A simulated approach to evaluate side-channel attack countermeasures for the Advanced Encryption Standard

Modern networks have critical security needs and a suitable level of protection and performance is usually achieved with the use of dedicated hardware cryptographic cores. Although the Advanced Encryption Standard (AES) is considered the best approach when symmetric cryptography is required, one of its main weaknesses lies in its measurable power consumption. Side-Channel Attacks (SCAs) use this emitted power to analyse and revert the mathematical steps and extract the encryption key.

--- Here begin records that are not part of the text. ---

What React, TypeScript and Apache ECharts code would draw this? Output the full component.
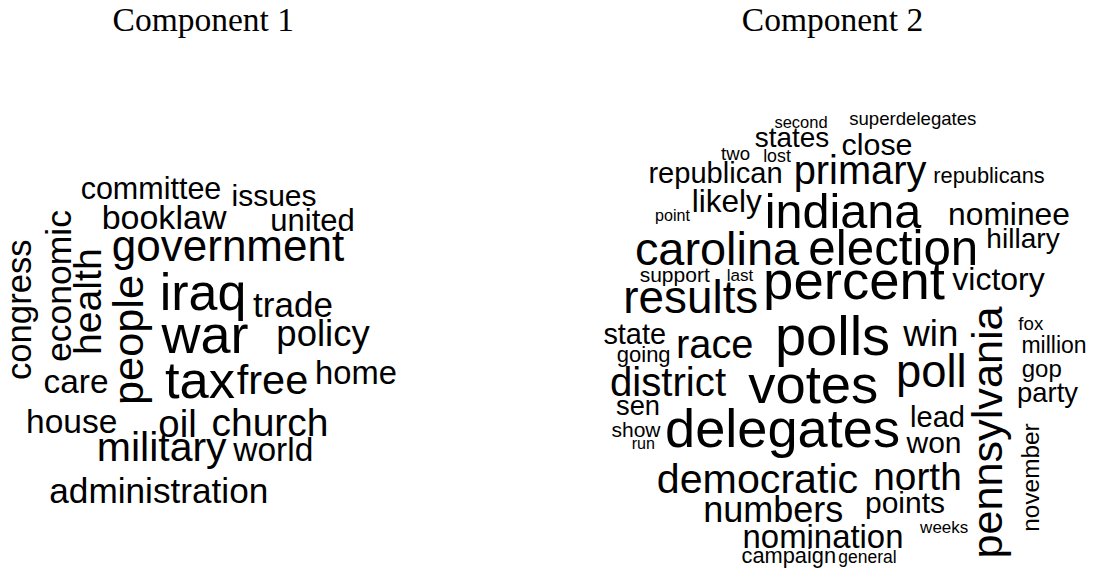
import React, { useEffect, useRef } from "react";
import * as echarts from "echarts";

// ---- Panel titles ----
const panelTitles = ["Component 1", "Component 2"];

// ---- Component 1 word cloud ----
const words1 = ["committee", "issues", "book", "law", "united", "government", "iraq", "trade", "war", "policy", "tax", "free", "home", "care", "house", "oil", "church", "military", "world", "administration", "congress", "economic", "health", "people"];
const weight1 = [30.5, 30, 34, 34, 31, 44, 52, 35, 54, 36.5, 52.5, 41.5, 32.7, 33.4, 33.5, 38.3, 39, 41, 33.5, 35.2, 34.7, 35.5, 39.2, 43.3];
const layoutX1 = [151, 274, 138.5, 201, 312.5, 228, 203, 293, 205, 323, 200, 272.5, 356, 76, 71.7, 177.5, 270, 161.7, 273.3, 158.8, 31, 71.7, 101.5, 143];
const layoutY1 = [199, 206, 229, 229, 231.5, 261, 310, 316.5, 353, 346.5, 398, 394, 384, 393, 433, 436.5, 436.5, 461.5, 461.5, 503, 309.7, 286, 301.7, 340];
const vertical1 = [0, 0, 0, 0, 0, 0, 0, 0, 0, 0, 0, 0, 0, 0, 0, 0, 0, 0, 0, 0, 1, 1, 1, 1];

// ---- Component 2 word cloud ----
const words2 = ["second", "superdelegates", "states", "close", "two", "lost", "republican", "primary", "republicans", "point", "likely", "indiana", "nominee", "hillary", "carolina", "election", "support", "last", "percent", "victory", "results", "state", "race", "polls", "win", "going", "district", "votes", "poll", "sen", "lead", "show", "run", "delegates", "won", "democratic", "north", "numbers", "points", "weeks", "nomination", "campaign", "general", "fox", "million", "gop", "party", "pennsylvania", "november"];
const weight2 = [16.5, 18.6, 27.9, 30.4, 18.6, 17.8, 29.1, 39.8, 21.8, 16.1, 31.5, 48.6, 31.8, 28.1, 46.9, 49.3, 21, 17.1, 54.5, 32, 45.8, 28.9, 39.8, 56, 36.7, 22, 40.2, 54.4, 45.4, 27.3, 29.1, 21, 16.1, 54.2, 30, 41.2, 38.8, 36, 30, 17, 32.9, 21.8, 17.5, 18.7, 23, 24, 27.4, 43.2, 24.4];
const layoutX2 = [801, 912.8, 792, 877, 735.5, 777, 715.5, 860, 989, 672.5, 726.7, 843, 1009, 1023, 717, 893.3, 674.7, 740, 854, 998.5, 690.8, 634.7, 714.7, 832.5, 930.8, 643.7, 668, 813.3, 931.3, 638, 937.5, 636, 643.3, 782.5, 934, 757.5, 917.5, 773.3, 905, 944.2, 823, 788.8, 867.5, 1030.8, 1054, 1041.7, 1047.5, 1002, 1039.2];
const layoutY2 = [127.7, 125, 147.7, 154.3, 160, 162.7, 183.3, 184, 183.3, 220.7, 211.7, 228.3, 225, 248, 265, 265, 281.7, 281, 300, 290, 313.3, 344, 358.3, 355, 346.7, 361.7, 396.7, 403.3, 387.3, 415, 427.3, 436.7, 448.3, 446.7, 453.3, 493.3, 490, 521.7, 513.3, 533.3, 548.3, 563.3, 563.3, 330, 353.3, 377, 401.7, 432.5, 477.5];
const vertical2 = [0, 0, 0, 0, 0, 0, 0, 0, 0, 0, 0, 0, 0, 0, 0, 0, 0, 0, 0, 0, 0, 0, 0, 0, 0, 0, 0, 0, 0, 0, 0, 0, 0, 0, 0, 0, 0, 0, 0, 0, 0, 0, 0, 0, 0, 0, 0, 1, 1];

const WIDTH = 1100;
const HEIGHT = 576;
const WORD_FONT = "'Liberation Sans', Arial, Helvetica, sans-serif";
const TITLE_FONT = "'Liberation Serif', 'Times New Roman', serif";
const CENTRAL = 0.35; // central baseline offset (em) above alphabetic baseline

function cloudSeries(words: string[], weights: number[], xs: number[], ys: number[], vert: number[]) {
  return {
    type: "custom",
    coordinateSystem: "cartesian2d",
    silent: true,
    data: xs.map((x, i) => [x, ys[i], weights[i]]),
    renderItem: (params: any, api: any) => {
      const i = params.dataIndex;
      const p = api.coord([api.value(0), api.value(1)]);
      const fs = api.value(2) as number;
      const off = CENTRAL * fs;
      const v = vert[i] === 1;
      return {
        type: "text",
        x: v ? p[0] - off : p[0],
        y: v ? p[1] : p[1] - off,
        rotation: v ? Math.PI / 2 : 0,
        style: {
          text: words[i],
          fontSize: fs,
          fontFamily: WORD_FONT,
          fill: "#000000",
          align: "center",
          verticalAlign: "middle",
        },
      };
    },
  };
}

export default function App() {
  const ref = useRef<HTMLDivElement>(null);

  useEffect(() => {
    if (!ref.current) return;
    const chart = echarts.init(ref.current, null, { renderer: "svg" });
    const titleSize = 33.5;
    const titleBaseline = 31;
    const titleCenters = [203.3, 832.5];
    chart.setOption({
      animation: false,
      backgroundColor: "#ffffff",
      grid: { left: 0, right: 0, top: 0, bottom: 0 },
      xAxis: { type: "value", min: 0, max: WIDTH, show: false },
      yAxis: { type: "value", min: 0, max: HEIGHT, inverse: true, show: false },
      graphic: panelTitles.map((t, i) => ({
        type: "text",
        x: titleCenters[i],
        y: titleBaseline - 0.3375 * titleSize,
        style: {
          text: t,
          fontSize: titleSize,
          fontFamily: TITLE_FONT,
          fill: "#000000",
          align: "center",
          verticalAlign: "middle",
        },
      })),
      series: [
        cloudSeries(words1, weight1, layoutX1, layoutY1, vertical1),
        cloudSeries(words2, weight2, layoutX2, layoutY2, vertical2),
      ],
    });
    return () => chart.dispose();
  }, []);

  return (
    <div
      ref={ref}
      style={{ position: "absolute", left: 0, top: 0, width: WIDTH, height: HEIGHT, background: "#fff" }}
    />
  );
}
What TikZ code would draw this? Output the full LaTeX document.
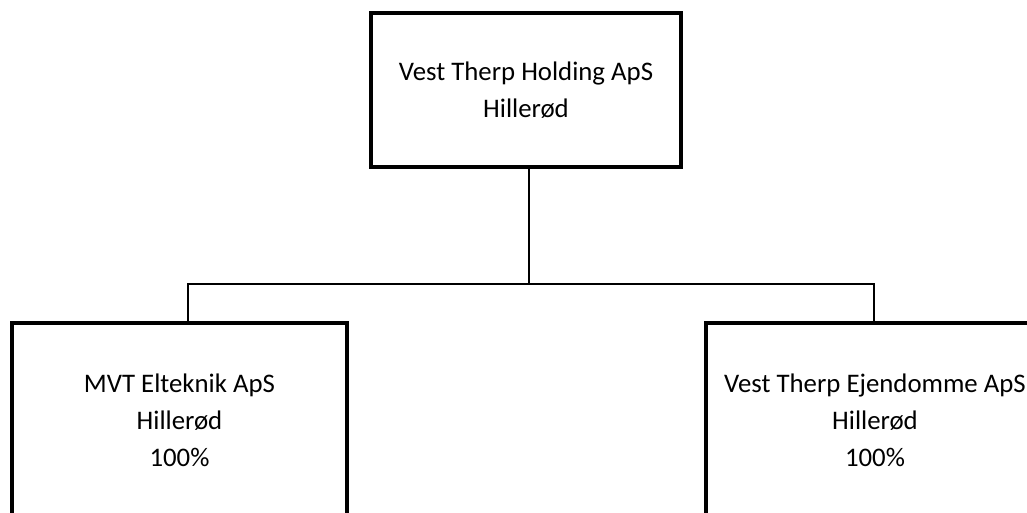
\documentclass[tikz,border=0pt]{standalone}
\usepackage{fontspec}
\setmainfont{Carlito}
\begin{document}
\begin{tikzpicture}[x=1pt,y=-1pt,
  orgbox/.style={draw=black,line width=3.2pt,align=center,inner sep=0pt,
    font=\fontsize{26.8}{37}\selectfont},
  link/.style={draw=black,line width=2.8pt}]
\useasboundingbox (0,0) rectangle (1027,512);
\clip (0,0) rectangle (1027,512);
\node[orgbox,minimum width=310pt,minimum height=154pt] (top) at (526,90)
  {Vest Therp Holding ApS\\Hillerød};
\node[orgbox,minimum width=335pt,minimum height=194pt] (left) at (179.5,420)
  {MVT Elteknik ApS\\Hillerød\\100\%};
\node[orgbox,minimum width=338pt,minimum height=194pt] (right) at (875,420)
  {Vest Therp Ejendomme ApS\\Hillerød\\100\%};
\coordinate (jl) at (188,284);
\coordinate (jr) at (874,284);
\coordinate (jm) at (529,284);
\draw[link] ([xshift=3pt]top.south) -- (jm);
\draw[link] (left.north -| jl) -- (jl) -- (jr) -- (right.north -| jr);
\end{tikzpicture}
\end{document}
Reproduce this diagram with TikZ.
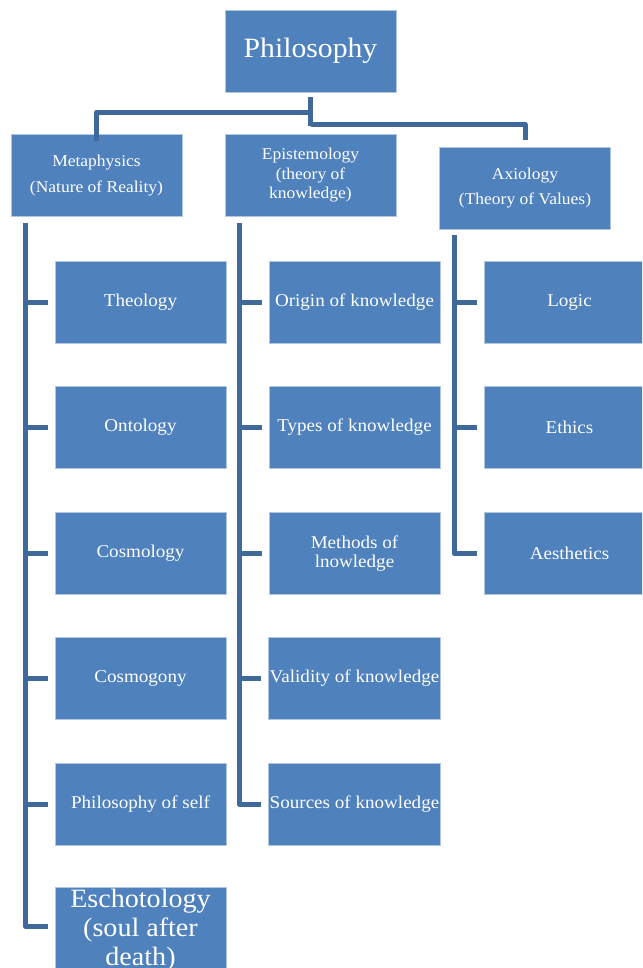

Nowadays they exist several dedicated equipment and workstations for SCA weaknesses analysis and the evaluation of the related countermeasures, but they can present significant drawbacks as a high cost for the instrumentation or, in case of cheaper instrumentation, the need to underclock the physical circuit implementing the AES cipher, in order to adapt the circuit clock frequency accordingly to the power sampling rate of ADCs or oscilloscopes bandwidth. In this work, we proposed a methodology for Correlation and Differential Power Analysis against hardware implementations of an AES core, relying only on a simulative approach. Our solution extracts simulated power traces from a gate-level netlist and then elaborates them using mathematical-statistical procedures. The main advantage of our solution is that it allows to emulate a real attack scenario based on emitted power analysis, without requiring any additional physical circuit or dedicated equipment for power samples acquisition, neither modifying the working conditions of the target application context (such as the circuit clock frequency). Thus, our approach can be used to validate and benchmark any SCA countermeasure during an early step of the design, thereby shortening and helping the designers to find the best solution during a preliminary phase and potentially without additional costs.